В оформлении интерьеров Растрелли последовательно осуществляет принципы стиля рококо. Он сохраняет прием анфиладного построения, зеркала и орнамент рокайль. Но в отличие французских мастеров, Растрелли смелее вводит в интерьер классический ордер, колоннады, аркады, в результате чего, конструктивная, обрамляющая и заполняющая функции совершенно перепутываются, создается пластичное, вариативное впечатление.
Гениальность Растрелли проявляется в том, что он разрушает привычные представления о специфике архитектурных стилей. Удивительная целостность художественного мышления Растрелли проявилась и в его внимании к деталям. Этот архитектор никогда не ограничивался, как другие, общим проектом здания, он сам пририсовывал к нему декоративную лепнину, балконные и оконные решетки, орнамент наборного паркета, мебель, камины, светильники и дверные ручки.
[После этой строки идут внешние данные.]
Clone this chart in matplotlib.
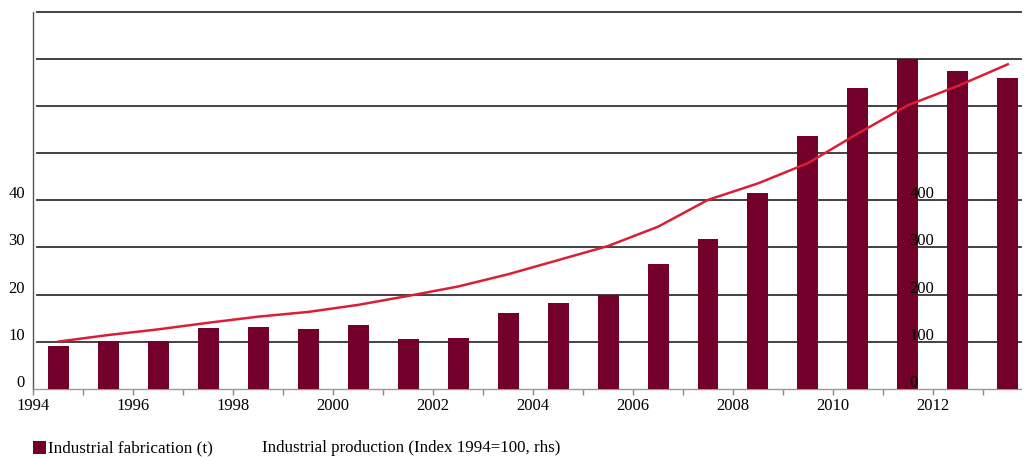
import matplotlib
matplotlib.use("Agg")
import matplotlib.pyplot as plt
import matplotlib.transforms as mtransforms
from matplotlib.patches import Rectangle

plt.rcParams['font.family'] = ['Liberation Serif', 'DejaVu Serif']

years = list(range(1994, 2014))
fabrication = [9.1, 10.2, 10.2, 12.9, 13.2, 12.6, 13.5, 10.5, 10.8, 16.0,
               18.1, 20.0, 26.5, 31.7, 41.5, 53.6, 63.8, 70.0, 67.4, 66.0]
production = [100, 114, 126, 140, 153, 163, 178, 197, 217, 243,
              273, 303, 344, 401, 436, 479, 542, 602, 643, 689]
left_ticks = [0, 10, 20, 30, 40]
right_ticks = [0, 100, 200, 300, 400]
grid_levels = [10, 20, 30, 40, 50, 60, 70, 80]
x_label_years = list(range(1994, 2013, 2))

bar_color = '#72002a'
line_color = '#d91f36'
fs = 12

fig = plt.figure(figsize=(10.24, 4.57), dpi=100)
ax = fig.add_axes([0.0326, 0.1495, 0.9643, 0.8242])

centers = [y + 0.5 for y in years]
ax.bar(centers, fabrication, width=0.42, color=bar_color, zorder=3)

for g in grid_levels:
    ax.axhline(g, xmin=0.004, xmax=1, color='#333333', linewidth=1.3, zorder=1, clip_on=False)

ax.set_xlim(1994, 2013.76)
ax.set_ylim(0, 80)

for s in ['top', 'right']:
    ax.spines[s].set_visible(False)
ax.spines['left'].set_color('#555555')
ax.spines['left'].set_linewidth(1.0)
ax.spines['bottom'].set_color('#999999')
ax.spines['bottom'].set_linewidth(1.0)

ax.set_yticks(left_ticks)
ax.set_yticklabels([str(v) for v in left_ticks])
ax.tick_params(axis='y', length=0, pad=6, labelsize=fs)
off = mtransforms.ScaledTranslation(0, 2 / 100, fig.dpi_scale_trans)
for lab in ax.get_yticklabels():
    lab.set_va('baseline')
    lab.set_transform(lab.get_transform() + off)

ax.set_xticks(years)
ax.set_xticklabels([str(y) if y in x_label_years else '' for y in years])
ax.tick_params(axis='x', length=4, width=1, color='#888888', direction='out',
               pad=3, labelsize=fs)

ax2 = ax.twinx()
ax2.set_ylim(0, 800)
ax2.plot(centers, production, color=line_color, linewidth=1.8, zorder=4)
for s in ['top', 'left', 'bottom']:
    ax2.spines[s].set_visible(False)
ax2.spines['right'].set_visible(False)
ax2.spines['right'].set_position(('data', 2011.53))
ax2.set_yticks(right_ticks)
ax2.set_yticklabels([str(v) for v in right_ticks])
ax2.tick_params(axis='y', length=0, pad=0, labelsize=fs)
for lab in ax2.get_yticklabels():
    lab.set_va('baseline')
    lab.set_transform(lab.get_transform() + off)

# legend
fig.patches.append(Rectangle((33 / 1024, 1 - 454 / 457), 13 / 1024, 13 / 457,
                             transform=fig.transFigure, facecolor=bar_color,
                             edgecolor='none'))
fig.text(48 / 1024, 1 - 448 / 457, 'Industrial fabrication (t)', fontsize=12.3,
         va='center', ha='left')
fig.text(262 / 1024, 1 - 448 / 457, 'Industrial production (Index 1994=100, rhs)',
         fontsize=12.2, va='center', ha='left')

fig.savefig('out.png', dpi=100)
Оглядываясь назад на все созданное Растрелли и сравнивая его творчество с искусством лучших мастеров тогдашней Европы, мы должны признать, что по силе художественного вдохновения, по исключительному дару острой «выдумки», он не уступает никому из современников. Там, где он вообще слабее – во внутреннем убранстве – он стоит ниже некоторых мастеров рококо. Такие певцы рококо, как Оппенор, Боффран, Бабель и Кровилье-старший, оставили на стенах украшенных ими дворцов образцы более изящного стиля и более утонченного вкуса, чем дал нам Растрелли в залах петербургских дворцов. Рядом с ними он кажется увальнем, грубияном и «варваром», но как только он выбирается из внутренних покоев наружу, как только из декоратора – «уборщика покоев» – превращается в архитектора, так он снова единственный мастер, властелин форм, не знающий ни одного соперника, самый обаятельный из всех «зодчих-живописцев». «Варваром» он продолжает оставаться и здесь, но «варварство» это сродни той стихийной мощи, той первобытности и суровой примитивности, которой свойственны народному творчеству и искусству единичных великанов. В этом «варварстве» Растрелли, столь не похожем на западную утонченность, в его кустарности, иногда почти аляповатости, вне всякого сомнения, отразилась Русь, в которой так причудливо и загадочно сочетаются два вечно борющихся начала – Запад и азиатчина.
Всё, сооруженное Растрелли на протяжении своей жизни: великолепные дворцы и роскошные дома, соборы и храмы, парки и сады – и те, что уцелели, и те что были подняты из руин, опаленных войной, вызывают сегодня у нас неподдельное восхищение. Мы уже не мыслим свое существование без них. Ибо они часть полученной нами в наследство духовной и художественной культуры. Это высокое, настоящее искусство.
Литература:
1. Грабарь И.Э. Петербургская архитектура в XVIII и XIX веках;
СПб., Лениздат, 1994.
2. Овсянников Ю.М.: Франческо Бартоломео Растрелли; Л., Искусство, 1982.
3. Козьмян Г. Ф.-Б. Растрелли; Л., Лениздат, 1976.
4. Зодчие Санкт-Петербурга XIX - начала XX века; СПб., Лениздат. 1998.